Since there is little, if any, hope of transforming Afghanistan into even a semi-functional Western-style democracy, and corruption and violence will remain the norm, the time is right to begin planning a Western withdrawal. The pullout need not be rushed, and perhaps not absolute. The Washington Post’s Charles Krauthammer was right when he recently noted the strategic utility of the American military presence in Afghanistan, calling it “the base from which we have freedom of action to strike Jihad Central in Pakistan and the border regions.” But the American military can maintain some presence there, and continue to train the Afghan security forces in the hopes that they might keep a lid on the local Islamists, while conceding that any notion of nation-building is off the table and unworkable.
Proposing that concession may have political risks.

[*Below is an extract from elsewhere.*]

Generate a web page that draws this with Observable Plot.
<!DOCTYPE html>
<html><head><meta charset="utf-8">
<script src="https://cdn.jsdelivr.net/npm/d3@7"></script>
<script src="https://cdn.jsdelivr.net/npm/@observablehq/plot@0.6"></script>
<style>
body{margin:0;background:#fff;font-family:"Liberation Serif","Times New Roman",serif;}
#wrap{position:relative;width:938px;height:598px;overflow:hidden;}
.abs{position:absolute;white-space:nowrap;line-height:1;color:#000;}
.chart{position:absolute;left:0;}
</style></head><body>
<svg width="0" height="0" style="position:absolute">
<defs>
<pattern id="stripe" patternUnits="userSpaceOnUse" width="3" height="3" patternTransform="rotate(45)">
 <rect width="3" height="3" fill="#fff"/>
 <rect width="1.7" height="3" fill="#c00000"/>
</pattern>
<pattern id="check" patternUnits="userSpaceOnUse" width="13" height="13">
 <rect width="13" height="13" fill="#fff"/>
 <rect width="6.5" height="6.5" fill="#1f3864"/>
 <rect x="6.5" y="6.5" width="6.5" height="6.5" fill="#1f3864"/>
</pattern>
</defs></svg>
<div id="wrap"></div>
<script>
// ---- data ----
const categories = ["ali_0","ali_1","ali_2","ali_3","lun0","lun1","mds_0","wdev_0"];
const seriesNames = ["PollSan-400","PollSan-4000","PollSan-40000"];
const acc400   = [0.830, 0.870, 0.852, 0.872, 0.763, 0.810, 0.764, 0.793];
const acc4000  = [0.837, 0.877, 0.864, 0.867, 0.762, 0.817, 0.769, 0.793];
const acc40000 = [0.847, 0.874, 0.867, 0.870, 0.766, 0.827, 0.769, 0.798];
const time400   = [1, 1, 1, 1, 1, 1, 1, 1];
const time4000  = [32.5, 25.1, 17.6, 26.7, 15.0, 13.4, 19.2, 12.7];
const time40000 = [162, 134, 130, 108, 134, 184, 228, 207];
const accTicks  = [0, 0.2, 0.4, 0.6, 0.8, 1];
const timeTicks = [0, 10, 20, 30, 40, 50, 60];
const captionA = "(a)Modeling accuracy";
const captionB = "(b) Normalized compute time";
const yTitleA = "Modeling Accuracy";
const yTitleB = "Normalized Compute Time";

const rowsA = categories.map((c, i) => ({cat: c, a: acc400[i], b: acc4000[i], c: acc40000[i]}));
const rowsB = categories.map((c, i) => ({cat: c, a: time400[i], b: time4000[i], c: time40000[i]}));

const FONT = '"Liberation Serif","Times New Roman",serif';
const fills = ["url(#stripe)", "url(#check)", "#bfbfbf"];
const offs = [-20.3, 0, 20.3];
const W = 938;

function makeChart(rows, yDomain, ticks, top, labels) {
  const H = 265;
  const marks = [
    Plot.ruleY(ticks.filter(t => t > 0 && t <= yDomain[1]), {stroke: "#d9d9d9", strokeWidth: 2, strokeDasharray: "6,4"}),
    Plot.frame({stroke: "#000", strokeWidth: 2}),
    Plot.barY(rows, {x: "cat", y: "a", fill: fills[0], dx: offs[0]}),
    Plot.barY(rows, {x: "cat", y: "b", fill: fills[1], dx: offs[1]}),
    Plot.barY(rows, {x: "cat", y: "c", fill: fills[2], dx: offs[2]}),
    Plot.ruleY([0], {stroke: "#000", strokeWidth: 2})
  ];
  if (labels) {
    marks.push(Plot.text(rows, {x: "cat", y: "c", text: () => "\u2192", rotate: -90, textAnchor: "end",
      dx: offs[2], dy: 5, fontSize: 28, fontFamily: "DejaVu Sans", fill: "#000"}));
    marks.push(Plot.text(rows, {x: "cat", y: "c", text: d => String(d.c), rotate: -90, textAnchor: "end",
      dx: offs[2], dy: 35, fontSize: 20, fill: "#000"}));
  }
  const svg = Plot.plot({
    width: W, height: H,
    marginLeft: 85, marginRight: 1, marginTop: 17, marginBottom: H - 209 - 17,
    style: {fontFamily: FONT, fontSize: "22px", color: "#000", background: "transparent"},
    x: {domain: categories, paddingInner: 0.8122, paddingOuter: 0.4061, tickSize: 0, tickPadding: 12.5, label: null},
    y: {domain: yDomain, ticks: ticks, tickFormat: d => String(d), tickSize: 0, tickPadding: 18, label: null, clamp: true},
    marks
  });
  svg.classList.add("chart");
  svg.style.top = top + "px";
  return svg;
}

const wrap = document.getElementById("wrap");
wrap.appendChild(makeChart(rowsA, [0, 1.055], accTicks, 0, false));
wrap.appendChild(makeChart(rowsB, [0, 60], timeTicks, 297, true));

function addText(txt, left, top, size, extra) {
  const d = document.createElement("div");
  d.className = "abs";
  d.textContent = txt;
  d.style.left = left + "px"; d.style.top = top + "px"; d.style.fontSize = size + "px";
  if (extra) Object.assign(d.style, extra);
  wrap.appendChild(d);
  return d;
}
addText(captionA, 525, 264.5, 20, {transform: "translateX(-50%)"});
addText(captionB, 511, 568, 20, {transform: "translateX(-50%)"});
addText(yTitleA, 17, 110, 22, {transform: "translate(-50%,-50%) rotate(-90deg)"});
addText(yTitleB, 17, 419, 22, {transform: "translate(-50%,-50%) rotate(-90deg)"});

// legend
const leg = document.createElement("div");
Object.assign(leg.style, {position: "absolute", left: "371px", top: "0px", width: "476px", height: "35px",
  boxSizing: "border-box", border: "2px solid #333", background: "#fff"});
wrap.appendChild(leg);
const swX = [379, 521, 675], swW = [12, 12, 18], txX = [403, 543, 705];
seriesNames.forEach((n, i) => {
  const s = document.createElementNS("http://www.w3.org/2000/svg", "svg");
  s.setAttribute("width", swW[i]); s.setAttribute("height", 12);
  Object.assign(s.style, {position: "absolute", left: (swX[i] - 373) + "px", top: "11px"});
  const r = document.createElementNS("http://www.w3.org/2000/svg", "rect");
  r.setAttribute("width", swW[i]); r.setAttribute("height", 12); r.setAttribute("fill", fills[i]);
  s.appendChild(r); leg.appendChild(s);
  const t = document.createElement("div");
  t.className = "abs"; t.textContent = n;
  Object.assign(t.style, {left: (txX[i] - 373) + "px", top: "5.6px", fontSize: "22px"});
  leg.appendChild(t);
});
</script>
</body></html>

The leader to announce that America was withdrawing from Afghanistan, or drawing down forces to a minimal level required to strike terrorist camps and train the local forces, would run the risk of being accused of overseeing defeat. And there may be outrage from humanitarian and international groups that would characterize such a step as conceding the future of Afghanistan’s women and children to the brutal rule of tribal warlords and Islamists. But the decision to withdraw would be the right one, because remaining will do nothing to prevent that same sad outcome.
Bin Laden is dead. Al-Qaeda injured. The Afghan security forces are developing the ability to operate independently. It’s time for the West to start planning its exit.